Can confessional writing be literary? Kelly Sundberg writes, “When I sit down to write literary writing about my trauma, I am a writer first, and a trauma survivor second, but I am not ever not a trauma survivor, and as such, I am often interested in examining the roots and effects of my own trauma.”
After waking us up to their favorite Brazilian novelists, the editorial board at Granta is turning its gaze to Norway. In the first issue of Norwegian Granta, you’ll find a slew of stories by illustrious contributors (among them Jennifer Egan, Roberto Bolano and Alice Munro) alongside new stories from authors native to the country. At Granta’s website, you can read an interview with the magazine’s online editor, Ted Hodgkinson.
From Lev Grossman’s blog, “A Brief Taxonomy of Writers”: “As far as I can tell there are two kinds of fiction writers: those who read no fiction while they write, and those who constantly read fiction while they write.
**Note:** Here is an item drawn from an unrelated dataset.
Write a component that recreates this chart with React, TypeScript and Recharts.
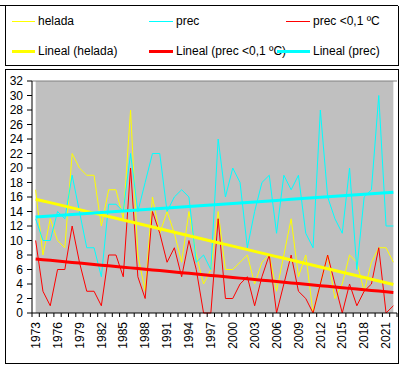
import { LineChart, Line, XAxis, YAxis, ReferenceArea, ReferenceLine } from 'recharts';

const years = [
  1973, 1974, 1975, 1976, 1977, 1978, 1979, 1980, 1981, 1982,
  1983, 1984, 1985, 1986, 1987, 1988, 1989, 1990, 1991, 1992,
  1993, 1994, 1995, 1996, 1997, 1998, 1999, 2000, 2001, 2002,
  2003, 2004, 2005, 2006, 2007, 2008, 2009, 2010, 2011, 2012,
  2013, 2014, 2015, 2016, 2017, 2018, 2019, 2020, 2021, 2022,
];

const helada = [
  17, 8, 13, 10, 9, 22, 20, 19, 19, 12,
  17, 17, 13, 28, 8, 3, 16, 11, 14, 11,
  7, 14, 8, 4, 6, 14, 6, 6, 7, 8,
  4, 7, 8, 3, 8, 13, 5, 8, 0, 4,
  8, 2, 4, 8, 7, 3, 7, 9, 9, 7,
];

const prec = [
  13, 10, 10, 14, 13, 19, 14, 9, 9, 5,
  15, 15, 14, 22, 14, 18, 22, 22, 14, 16,
  17, 16, 7, 8, 6, 24, 16, 20, 18, 9,
  14, 18, 19, 11, 19, 17, 19, 11, 9, 28,
  16, 13, 11, 20, 6, 16, 17, 30, 12, 12,
];

const precBajoCero = [
  10, 3, 1, 6, 6, 12, 7, 3, 3, 1,
  8, 8, 5, 20, 5, 2, 14, 11, 7, 9,
  5, 10, 6, 0, 0, 13, 2, 2, 4, 5,
  1, 5, 8, 0, 4, 8, 3, 2, 0, 4,
  8, 4, 0, 4, 1, 3, 4, 9, 0, 1,
];

const yTicks = [0, 2, 4, 6, 8, 10, 12, 14, 16, 18, 20, 22, 24, 26, 28, 30, 32];

// linea de tendencia (minimos cuadrados), como "Lineal" de Excel
function lineal(values: number[]) {
  const n = values.length;
  const mx = (n - 1) / 2;
  const my = values.reduce((a, b) => a + b, 0) / n;
  let sxy = 0;
  let sxx = 0;
  values.forEach((v, i) => {
    sxy += (i - mx) * (v - my);
    sxx += (i - mx) * (i - mx);
  });
  const b = sxy / sxx;
  return values.map((_, i) => my + b * (i - mx));
}

const tHelada = lineal(helada);
const tPrec = lineal(prec);
const tBajo = lineal(precBajoCero);

const data = years.map((y, i) => ({
  year: y,
  helada: helada[i],
  prec: prec[i],
  bajo: precBajoCero[i],
  tHelada: tHelada[i],
  tPrec: tPrec[i],
  tBajo: tBajo[i],
}));

const PLOT_LEFT = 32;
const PLOT_RIGHT = 397;
const PLOT_TOP = 81;
const PLOT_BOTTOM = 313;
const BAND = (PLOT_RIGHT - PLOT_LEFT) / years.length;
const FONT = '"Liberation Sans", Arial, sans-serif';

function YearTick(props: any) {
  const { x, payload, index } = props;
  const left = x - BAND / 2;
  return (
    <g>
      <line x1={left} y1={PLOT_BOTTOM} x2={left} y2={PLOT_BOTTOM + 4} stroke="#000" />
      {index === years.length - 1 && (
        <line x1={x + BAND / 2} y1={PLOT_BOTTOM} x2={x + BAND / 2} y2={PLOT_BOTTOM + 4} stroke="#000" />
      )}
      {index % 3 === 0 && (
        <text
          transform={`translate(${x},${PLOT_BOTTOM + 9}) rotate(-90)`}
          textAnchor="end"
          dy="0.35em"
          fontSize={12}
          fontFamily={FONT}
          fill="#000"
        >
          {payload.value}
        </text>
      )}
    </g>
  );
}

const legendItems = [
  { label: 'helada', color: '#FFFF00', w: 1, x: 12, lx: 35, y: 21 },
  { label: 'prec', color: '#00FFFF', w: 1, x: 149, lx: 173, y: 21 },
  { label: 'prec <0,1 ºC', color: '#FF0000', w: 1, x: 286, lx: 310, y: 21 },
  { label: 'Lineal (helada)', color: '#FFFF00', w: 3, x: 12, lx: 35, y: 51 },
  { label: 'Lineal (prec <0,1 ºC)', color: '#FF0000', w: 3, x: 149, lx: 173, y: 51 },
  { label: 'Lineal (prec)', color: '#00FFFF', w: 3, x: 277, lx: 310, y: 51 },
];

export default function App() {
  return (
    <div
      style={{
        position: 'fixed',
        left: 0,
        top: 0,
        width: 403,
        height: 369,
        background: '#fff',
        fontFamily: FONT,
        overflow: 'hidden',
      }}
    >
      <div style={{ position: 'absolute', left: 0, top: 5, width: 398, height: 1, background: '#000' }} />
      <div
        style={{
          position: 'absolute',
          left: 5,
          top: 6,
          width: 392,
          height: 59,
          borderLeft: '1px solid #000',
          borderRight: '1px solid #000',
          borderBottom: '1px solid #000',
        }}
      />
      <div
        style={{
          position: 'absolute',
          left: 5,
          top: 69,
          width: 392,
          height: 293,
          border: '1px solid #000',
        }}
      />
      {legendItems.map((it) => (
        <div key={it.label}>
          <div
            style={{
              position: 'absolute',
              left: it.x,
              top: it.y - Math.floor(it.w / 2),
              width: it.lx - it.x,
              height: it.w,
              background: it.color,
            }}
          />
          <div
            style={{
              position: 'absolute',
              left: it.lx + 3,
              top: it.y - 8,
              fontSize: 12,
              lineHeight: '16px',
              color: '#000',
              whiteSpace: 'nowrap',
            }}
          >
            {it.label}
          </div>
        </div>
      ))}
      <div style={{ position: 'absolute', left: 0, top: 0 }}>
        <LineChart
          width={403}
          height={369}
          data={data}
          margin={{ top: PLOT_TOP, right: 403 - PLOT_RIGHT, bottom: 0, left: 0 }}
        >
          <ReferenceArea y1={0} y2={32} fill="#C0C0C0" fillOpacity={1} stroke="none" />
          <ReferenceLine y={32} stroke="#808080" />
          <XAxis
            dataKey="year"
            interval={0}
            height={369 - PLOT_BOTTOM}
            padding={{ left: BAND / 2, right: BAND / 2 }}
            tickLine={false}
            axisLine={{ stroke: '#000' }}
            tick={<YearTick />}
          />
          <YAxis
            width={PLOT_LEFT}
            domain={[0, 32]}
            ticks={yTicks}
            interval={0}
            tickSize={5}
            tickMargin={4}
            axisLine={{ stroke: '#000' }}
            tickLine={{ stroke: '#000' }}
            tick={{ fill: '#000', fontSize: 12, fontFamily: FONT }}
          />
          <Line dataKey="helada" stroke="#FFFF00" strokeWidth={1} dot={false} isAnimationActive={false} />
          <Line dataKey="prec" stroke="#00FFFF" strokeWidth={1} dot={false} isAnimationActive={false} />
          <Line dataKey="bajo" stroke="#FF0000" strokeWidth={1} dot={false} isAnimationActive={false} />
          <Line dataKey="tHelada" stroke="#FFFF00" strokeWidth={3} dot={false} isAnimationActive={false} />
          <Line dataKey="tBajo" stroke="#FF0000" strokeWidth={3} dot={false} isAnimationActive={false} />
          <Line dataKey="tPrec" stroke="#00FFFF" strokeWidth={3} dot={false} isAnimationActive={false} />
        </LineChart>
      </div>
    </div>
  );
}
Let’s have cute names for them. We’ll call them Soloists and Thieves.”
Six novelists discuss their second-favorite art forms (after writing, of course). Before you click, see if you can guess which one of these folks is most interested in opera: Kazuo Ishiguro, Lavinia Greenlaw, John Lanchester, Alan Werner, Sarah Hall and Colm Tóibín.
George Bernard Shaw had a strange relationship with Nietzsche. Alternately envious and dismissive of the German philosopher, Shaw once said he wanted to be an intellectual in Nietzsche’s mold, though he also felt Nietzsche’s thinking was addled and self-absorbed. In an essay for The New Statesman, Michael Holroyd tries to make sense of Shaw’s views.
Now this would be a strange way for an obscure book to become an overnight bestseller. Among The Smoking Gun’s photos of the Tiger Woods crash scene is a shot of a book called Get a Grip on Physics by John Gribbin lying amid the broken glass. Maybe brushing up on physics can help your golf game.